I felt like saying, because no one ever gets sick in Palm Beach. But then I thought of how many old people live there, and I decided to keep the comment to myself. Score one, Jones.
“You might be interested to know that the health department doesn’t think the pathogen originated from the kitchen.”
“Well, it sure as hell came from there somewhere.”
“It may have been on surfaces touched by the wedding party. We’re investigating the possibility that it was put there intentionally.”
“Intentionally?” said young Coligio. “You mean someone wanted to ruin my wedding?”
“We have nothing to confirm that,” said Danielle. “These are preliminary inquiries.”
“Who did this?” said Coligio senior. “Someone at the club?”
“We don’t know. Did you get along with the bride’s family?”
Senior gave junior a glance and then looked back to Danielle. He didn’t av
oid eye contact when he spoke to someone. He was laser-focused.
“My son was the one getting married, not me.”
“Am getting married, Dad.”
“Right, that’s what I said. Officer, look around.”
“It’s Deputy.”
“Right. Look around. You can’t tell me that we are the same class as that bartender. You just can’t. And a father worries about such things. But my son is a grown man, and he makes his own choices. I don’t have to play golf with O’Neil. Hell, he couldn’t even afford the green fees out here.”
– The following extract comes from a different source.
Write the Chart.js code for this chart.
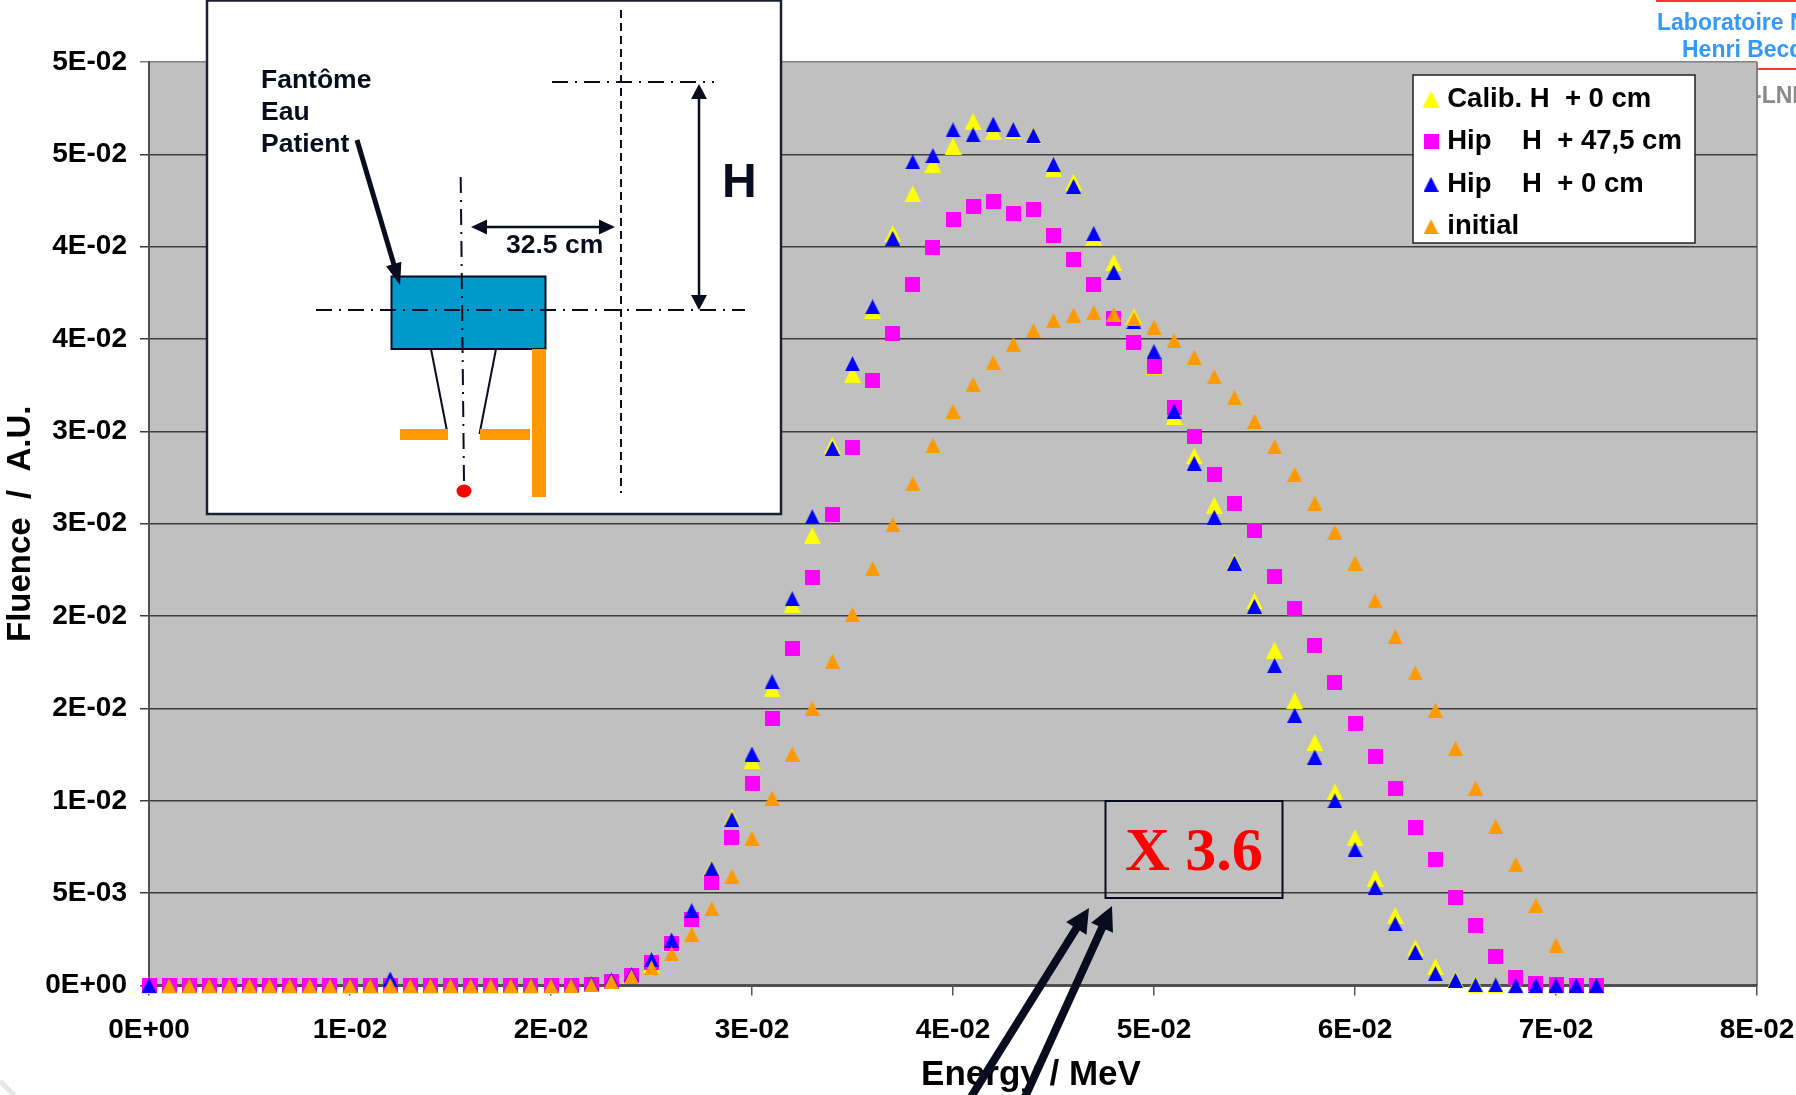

“So you didn’t want to see the ceremony happen yesterday?”
“In an ideal world . . . hold on, what are you suggesting? That I stopped it by making everyone sick?”
“I’m not suggesting anything, sir.”
“Hell you’re not. So let me tell you, missy. I know the sheriff. I paid a lot of money to see him elected. So you’ll want to be damned careful about spreading that kind of crap—”
Coligio stopped midsentence and frowned.
“Sir, are you all right?” asked Danielle.
He nodded, but it wasn’t convincing.
“Dad?” said junior.
Coligio senior let out a prayer to his savior and launched himself out of the chair. He chose his seat well, because the solid arms helped get him up and out quickly, and he dashed away stiff-legged, down the hall.
We all watched him go, and then the younger man turned to Danielle. “My dad had nothing to do with what happened. Look at him. He’s as sick as anyone.”
“I can assure you, there was no implication in my question,” said Danielle.
“Except there was. You implied that someone intended to disrupt my wedding ceremony.”
“That was just lucky timing,” I said. “Or unlucky, as the case may be.”
“Why?”
“The evidence suggests that the contamination took place at the rehearsal dinner. Everything happening the way it did, that was just bad luck. The virus might have incubated shorter, or it might have incubated longer. It was just unlucky it happened when it did.” I was talking but I was also thinking. Perhaps what I said should have remained internal dialogue, because I knew next to nothing about the incubation period other than what Connie Persil had told us.